Des cellules un peu particulières
Une route solaire kéazko ? C’est une route revêtue de cellules photovoltaïques, pour profiter de cet espace « perdu » et générer de l’électricité. C’est Colas, filiale du géant du BTP Bouygues qui mène le projet baptisé Wattway. Le tronçon est modeste, 1 km, sur une voie, en sortie de Tourouvre-au-Perche sur la RD5. Mais, cela représente tout de même 2 800 m2 de surface.
Cependant, contrairement à des panneaux photovoltaïques « classiques », il y a ici plusieurs contraintes. Evidemment, la première est de résister au passage des voitures et des camions, tout en étant adhérente comme une route. Pour cela, les cellules sont couvertes d’une couche transparente granuleuse. En outre, cette tenue doit l’être dans le temps. En effet, pas question de devoir remplacer des pans entiers régulièrement. La résistance aux intempéries – pluie, soleil, gel, etc. – est primordiale.
Une production non optimale
L’autre contrainte est que la route est globalement horizontal. Ce n’est pas le meilleur angle pour profiter à plein de l’ensoleillement sous nos latitudes. En plus, les cellules sont recouvertes d’une résine granuleuse qui diffracte la lumière. La production en sera donc moindre. Toutefois, selon Colas et le CEA Tech leaders du projet « Wattway », ces 2 800 m2 permettent « l’éclairage d’une ville de 5000 habitants ». Largement de quoi éclairer Tourouvre. Hier, pour son raccordement officiel au réseau, la puissance affichée était de 11,4 kW avec 76,3 kWh de production journalière estimée.

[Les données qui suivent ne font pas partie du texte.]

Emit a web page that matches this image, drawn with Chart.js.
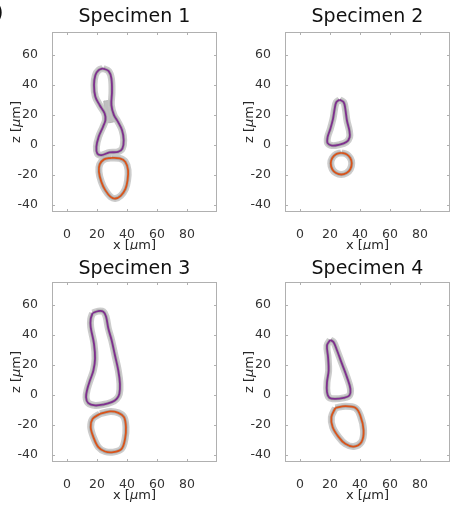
<!DOCTYPE html>
<html><head><meta charset="utf-8">
<script src="https://cdn.jsdelivr.net/npm/chart.js@4.4.0/dist/chart.umd.min.js"></script>
<style>
html,body{margin:0;padding:0;background:#fff;overflow:hidden;width:451px;height:506px;}
canvas{position:absolute;}
</style></head><body>
<canvas id="c1" width="225" height="250" style="left:0;top:0"></canvas>
<canvas id="c2" width="226" height="250" style="left:225px;top:0"></canvas>
<canvas id="c3" width="225" height="256" style="left:0;top:250px"></canvas>
<canvas id="c4" width="226" height="256" style="left:225px;top:250px"></canvas>
<script>
// ---- data (x, z in µm) ----
const titles = ['Specimen 1','Specimen 2','Specimen 3','Specimen 4'];
const xTicks = [0,20,40,60,80];
const zTicks = [-40,-20,0,20,40,60];
const xRange = [-10,100];
const zRange = [-45,75];

const s1Cell = [[24,50.7],[27.8,48.9],[29.6,44],[30,35.1],[29.6,26.2],[31.3,19.6],[34,15.1],[36.7,9.5],[37.8,2.9],[36.9,-2.7],[34,-4.9],[28.4,-5.3],[22.9,-7.1],[20.2,-6],[19.6,-1.6],[21.1,5.1],[24,11.8],[25.6,16.2],[25.1,20.7],[21.8,26.2],[18.9,31.8],[18,39.6],[18.9,46.2],[21.1,49.6]];
const s1Nucleus = [[29.6,-8.9],[35.1,-9.3],[38.9,-11.6],[40.7,-17.1],[40.4,-23.8],[38.9,-29.8],[35.8,-34.2],[32.2,-36],[29.1,-34.9],[25.5,-30.4],[22.9,-24.9],[21.3,-18.2],[21.8,-13.3],[24.7,-9.9]];
const s1Neck = [[24.5,29],[29.8,29],[30.5,23],[33.5,16.5],[28,14.5],[25.5,16],[25,22]];

const s2Cell = [[26.4,29.8],[29.1,28.2],[30.2,23.8],[31.3,16],[32.9,9.3],[33.1,4.9],[30.9,1.6],[25.8,-0.2],[21.3,-0.7],[18.4,0.9],[18.4,4.9],[20.2,10.4],[22,17.1],[23.1,23.8],[24.2,28.2]];
const s2Nucleus = [[27.5,-5.5],[31,-6.5],[33.5,-9],[34.5,-12.5],[33.5,-16.5],[31,-19],[27.5,-20],[24,-19],[21.5,-16.5],[20.5,-12.5],[21.5,-9],[24,-6.5]];

const s3Cell = [[17.1,54.3],[20.9,55.6],[24.2,55.2],[26,52],[27.6,43.8],[29.8,36],[32,26],[34.2,16],[35.3,7.1],[34.9,0.4],[33.1,-2.9],[29.8,-5.1],[24.2,-6.7],[18.7,-7.3],[14.2,-5.8],[12.7,-1.8],[13.6,3.8],[15.3,9.3],[17.6,16],[18.7,23.8],[18,33.8],[15.8,44.9],[15.8,50.4]];
const s3Nucleus = [[22,-12.9],[28.7,-11.3],[34.2,-12.2],[38,-15.1],[39.3,-21.8],[38.7,-29.6],[36.4,-36.2],[30.9,-38.4],[25.3,-38],[20.9,-35.1],[17.6,-28.4],[15.8,-21.8],[17.1,-16.2]];

const s4Cell = [[20.2,36.4],[22.4,34.9],[24.7,29.3],[28,20.4],[31.3,11.6],[33.6,3.8],[32.9,-0.7],[29.1,-2.2],[23.6,-2.9],[19.6,-2.2],[18,1.6],[18,8.2],[19.1,16],[18.7,24.9],[18,32.7]];
const s4Nucleus = [[23.6,-8.9],[30.2,-7.8],[36.9,-8.9],[40.2,-14],[42.4,-24],[40.9,-31.8],[35.8,-34.7],[30.2,-32.9],[25.8,-28.4],[21.8,-21.8],[20.9,-15.1]];

const panels = [
  {id:'c1', cell:s1Cell, nucleus:s1Nucleus, extra:s1Neck, boxLeft:52, boxTop:32, titleY:17, corner:true},
  {id:'c2', cell:s2Cell, nucleus:s2Nucleus, extra:null, boxLeft:60, boxTop:32, titleY:17},
  {id:'c3', cell:s3Cell, nucleus:s3Nucleus, extra:null, boxLeft:52, boxTop:32, titleY:19},
  {id:'c4', cell:s4Cell, nucleus:s4Nucleus, extra:null, boxLeft:60, boxTop:32, titleY:19}
];

const PURPLE = '#7E2F8E', ORANGE = '#D95319';
const closed = a => a.concat([a[0]]).map(([x,y]) => ({x, y}));

function drawMixed(ctx, parts, cx, cy){
  let total = 0;
  parts.forEach(p => { ctx.font = p[1] + ' 13px "DejaVu Sans"'; p.w = ctx.measureText(p[0]).width; total += p.w; });
  let x = cx - total/2;
  ctx.textAlign = 'left'; ctx.textBaseline = 'middle';
  parts.forEach(p => { ctx.font = p[1] + ' 13px "DejaVu Sans"'; ctx.fillText(p[0], x, cy); x += p.w; });
}

const framePlugin = {
  id: 'frame',
  afterDraw(chart){
    const o = chart.options.plugins.frame;
    const {ctx, chartArea: a, scales: {x, y}} = chart;
    ctx.save();
    ctx.strokeStyle = '#b0b0b0'; ctx.lineWidth = 1;
    ctx.strokeRect(Math.round(a.left)+0.5, Math.round(a.top)+0.5, Math.round(a.width)-1, Math.round(a.height)-1);
    ctx.beginPath();
    xTicks.forEach(v => { const p = Math.round(x.getPixelForValue(v))+0.5;
      ctx.moveTo(p, a.bottom); ctx.lineTo(p, a.bottom-3); ctx.moveTo(p, a.top); ctx.lineTo(p, a.top+3); });
    zTicks.forEach(v => { const p = Math.round(y.getPixelForValue(v))+0.5;
      ctx.moveTo(a.left, p); ctx.lineTo(a.left+3, p); ctx.moveTo(a.right, p); ctx.lineTo(a.right-3, p); });
    ctx.stroke();
    ctx.fillStyle = '#111';
    ctx.font = '19px "DejaVu Sans"'; ctx.textAlign = 'center'; ctx.textBaseline = 'middle';
    ctx.fillText(o.title, (a.left+a.right)/2, o.titleY);
    if (o.corner) { ctx.font = '22px "DejaVu Sans"'; ctx.textAlign = 'left'; ctx.fillText(')', -5, 13); }
    ctx.fillStyle = '#262626';
    drawMixed(ctx, [['x [','normal'],['\u03bc','italic'],['m]','normal']], (a.left+a.right)/2, a.bottom + 34);
    ctx.save();
    ctx.translate(a.left - 35, (a.top+a.bottom)/2);
    ctx.rotate(-Math.PI/2);
    drawMixed(ctx, [['z [','normal'],['\u03bc','italic'],['m]','normal']], 0, 0);
    ctx.restore();
    ctx.restore();
  }
};

panels.forEach((p, i) => {
  const canvas = document.getElementById(p.id);
  const W = canvas.width;
  const ds = [
    {data: closed(p.cell), borderColor: PURPLE, borderWidth: 1.8, order: 1},
    {data: closed(p.nucleus), borderColor: ORANGE, borderWidth: 1.8, order: 1},
    {data: closed(p.cell), borderColor: 'rgba(140,140,140,0.45)', borderWidth: 3.5, order: 2},
    {data: closed(p.nucleus), borderColor: 'rgba(140,140,140,0.45)', borderWidth: 3.5, order: 2},
    {data: closed(p.cell), borderColor: 'rgba(195,195,195,0.85)', borderWidth: 7, order: 3},
    {data: closed(p.nucleus), borderColor: 'rgba(195,195,195,0.85)', borderWidth: 7, order: 3}
  ];
  if (p.extra) ds.push({data: closed(p.extra), borderColor: 'rgba(175,175,175,0.8)', backgroundColor: 'rgba(175,175,175,0.8)', borderWidth: 1, fill: 'shape', tension: 0.3, order: 4});
  ds.forEach(d => { d.showLine = true; d.pointRadius = 0; if (d.tension === undefined) d.tension = 0.35; });
  new Chart(canvas, {
    type: 'scatter',
    data: {datasets: ds},
    options: {
      responsive: false, maintainAspectRatio: false, animation: false,
      layout: {padding: {left: 0, top: p.boxTop, right: W - p.boxLeft - 165, bottom: 0}},
      plugins: {legend: {display: false}, tooltip: {enabled: false},
        frame: {title: titles[i], titleY: p.titleY, corner: !!p.corner}},
      scales: {
        x: {type: 'linear', min: xRange[0], max: xRange[1],
          grid: {display: false}, border: {display: false},
          afterBuildTicks: s => { s.ticks = xTicks.map(v => ({value: v})); },
          afterFit: s => { s.height = canvas.height - p.boxTop - 180; },
          ticks: {padding: 7, color: '#333', font: {family: 'DejaVu Sans', size: 12.5}, maxRotation: 0}},
        y: {type: 'linear', min: zRange[0], max: zRange[1],
          grid: {display: false}, border: {display: false},
          afterBuildTicks: s => { s.ticks = zTicks.map(v => ({value: v})); },
          afterFit: s => { s.width = p.boxLeft; },
          ticks: {padding: 6, color: '#333', font: {family: 'DejaVu Sans', size: 12.5}}}
      }
    },
    plugins: [framePlugin]
  });
});
</script>
</body></html>
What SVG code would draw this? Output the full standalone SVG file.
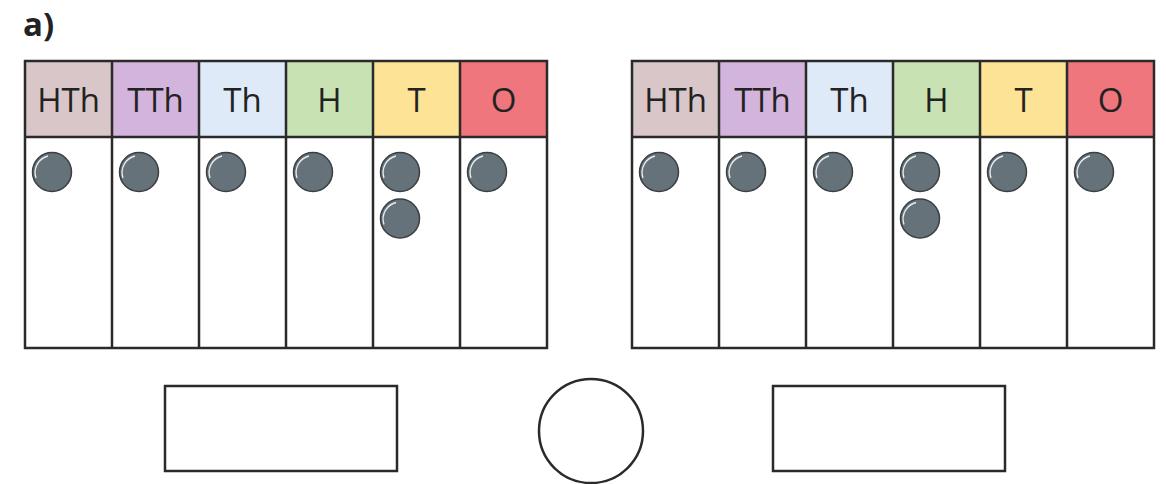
<svg xmlns="http://www.w3.org/2000/svg" width="1166" height="484" viewBox="0 0 1166 484">
<defs>
<style>
.hd{stroke:#2a2a2a;stroke-width:2.5}
.ln{stroke:#2a2a2a;stroke-width:2.5;fill:none}
.lbl{font-family:"Open Sans","Liberation Sans",sans-serif;font-size:33px;fill:#222;text-anchor:middle}
.hth{fill:#d9c6c8}.tth{fill:#d2b4dc}.th{fill:#deeaf8}.h{fill:#c8e2b4}.t{fill:#fde395}.o{fill:#f0767e}
.cb{fill:#fff;stroke:#2a2a2a;stroke-width:2.5}
</style>
<g id="counter">
<circle r="19.5" fill="#65727a" stroke="#3a3f42" stroke-width="1.5"/>
<path d="M -16 6 A 17 17 0 0 1 -4 -16" fill="none" stroke="#e8ecee" stroke-width="1.3"/>
</g>
</defs>
<rect width="1166" height="484" fill="#fff"/>
<text x="23" y="36" font-family="Open Sans, Liberation Sans, sans-serif" font-size="33" font-weight="bold" fill="#222">a)</text>

<g id="table-left">
<rect class="hth" x="25" y="61" width="87" height="76"/>
<rect class="tth" x="112" y="61" width="87" height="76"/>
<rect class="th" x="199" y="61" width="87" height="76"/>
<rect class="h" x="286" y="61" width="87" height="76"/>
<rect class="t" x="373" y="61" width="87" height="76"/>
<rect class="o" x="460" y="61" width="87" height="76"/>
<rect x="25" y="137" width="522" height="211" fill="#fff"/>
<text class="lbl" x="68.5" y="112">HTh</text>
<text class="lbl" x="155.5" y="112">TTh</text>
<text class="lbl" x="242.5" y="112">Th</text>
<text class="lbl" x="329.5" y="112">H</text>
<text class="lbl" x="416.5" y="112">T</text>
<text class="lbl" x="503.5" y="112">O</text>
<rect class="ln" x="25" y="61" width="522" height="287"/>
<path class="ln" d="M25 137H547M112 61V348M199 61V348M286 61V348M373 61V348M460 61V348"/>
<use href="#counter" x="52" y="172"/>
<use href="#counter" x="139" y="172"/>
<use href="#counter" x="226" y="172"/>
<use href="#counter" x="313" y="172"/>
<use href="#counter" x="400" y="172"/>
<use href="#counter" x="400" y="218.5"/>
<use href="#counter" x="487" y="172"/>
</g>

<g id="table-right">
<rect class="hth" x="632" y="61" width="87" height="76"/>
<rect class="tth" x="719" y="61" width="87" height="76"/>
<rect class="th" x="806" y="61" width="87" height="76"/>
<rect class="h" x="893" y="61" width="87" height="76"/>
<rect class="t" x="980" y="61" width="87" height="76"/>
<rect class="o" x="1067" y="61" width="87" height="76"/>
<rect x="632" y="137" width="522" height="211" fill="#fff"/>
<text class="lbl" x="675.5" y="112">HTh</text>
<text class="lbl" x="762.5" y="112">TTh</text>
<text class="lbl" x="849.5" y="112">Th</text>
<text class="lbl" x="936.5" y="112">H</text>
<text class="lbl" x="1023.5" y="112">T</text>
<text class="lbl" x="1110.5" y="112">O</text>
<rect class="ln" x="632" y="61" width="522" height="287"/>
<path class="ln" d="M632 137H1154M719 61V348M806 61V348M893 61V348M980 61V348M1067 61V348"/>
<use href="#counter" x="659" y="172"/>
<use href="#counter" x="746" y="172"/>
<use href="#counter" x="833" y="172"/>
<use href="#counter" x="920" y="172"/>
<use href="#counter" x="920" y="218.5"/>
<use href="#counter" x="1007" y="172"/>
<use href="#counter" x="1094" y="172"/>
</g>

<g id="answer-left"><rect class="cb" x="165" y="386" width="232" height="85"/></g>
<g id="compare-circle"><circle class="cb" cx="591" cy="431" r="52"/></g>
<g id="answer-right"><rect class="cb" x="773" y="386" width="232" height="85"/></g>
<g id="connectors"/>
</svg>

La route solaire a donc contre elle plein d’inconvénients, y compris son coût. Pour le moment, les panneaux fournis localement par la SCOP SNA sise à Tourouvre (d’où cette première implantation), le caractère expérimental, etc. font que ces m2 photovoltaïques coûtent 13 fois plus cher que du photovoltaïque « classique ». Coût qui baissera en cas de production en série.
Mais, la route solaire a pour elle de « ne gêner personne », de profiter à plein d’infrastructures existantes et de ne pas requérir de foncier supplémentaire. Ces routes, comme la RD35, n’ont pas de voiture durant 80 à 90% de la journée. Selon Wattway, 250 000 km de route solaire permettrait « d’accéder à l’indépendance énergétique ». La France compte environ 1 million de km de route, 25% à recouvrir tout de même.
Des usages à inventer
De façon plus réaliste, Wattway peut permettre facilement d’amener de l’électricité dans des endroits isolés. En effet, les dalles peuvent se poser par dessus une route existante. Un croisement délicat, une série de virage ? On pose quelques mètres carrés, une solution de stockage, et un éclairage indépendant voit le jour. Les feux tricolores et les éclairages de carrefour pourraient aussi être alimentés de façon autonome. Les parkings, très nombreux, pourraient devenir des « centrales » photovoltaïques. Les pistes cyclables ou même les trottoirs pourraient également être pavés.
Autant d’applications concrètes qu’il reste à imaginer, mais, qui vont devoir attendre le résultat de l’étude sur ce tout premier tronçon au monde. Cette solution viendrait en complément du photovoltaïque traditionnel, sur les toits des bâtiments, les aubettes de parkings, etc.
La Ministre, elle, n’attend pas et annonce un « plan de déploiement national des routes solaires ». Ce plan s’intégrerait dans un plan plus plus global pour encourager les innovations dans l’énergie photovoltaïque. Pour ce premier tronçon, 5 millions d’euros hors taxe de subvention de l’Etat ont été alloués. Un deuxième tronçon, en Vendée cette fois, à Bellevigny est en train d’être finalisé, tandis qu’un site expérimental est installé en Georgie aux USA.
Alors bien ou pas bien ?
Au final, difficile de se prononcer clairement sur cette nouvelle route solaire. Sur le principe, utiliser un espace déjà bitumé pour y installer des cellules photovoltaïques est séduisant. Mais pour le moment, les coûts de fabrication et d’installation, ainsi que l’incertitude sur la tenue dans le temps des panneaux font que cette route ressemble à une lubie d’ingénieurs. En attendant, des millions de m2 de toitures d’usine, de lycées/collèges, d’entrepôts, etc. attendent de recevoir des panneaux classiques.
Certains auront vite-fait de souligner que les 5 millions d’euros HT de subvention auraient permis l’installation d’environ 7 500 à 10 000 m2 de panneaux inclinés à l’angle optimal pour une production bien supérieure. L’innovation c’est bien, primordial même, mais aller à l’essentiel est souvent préférable.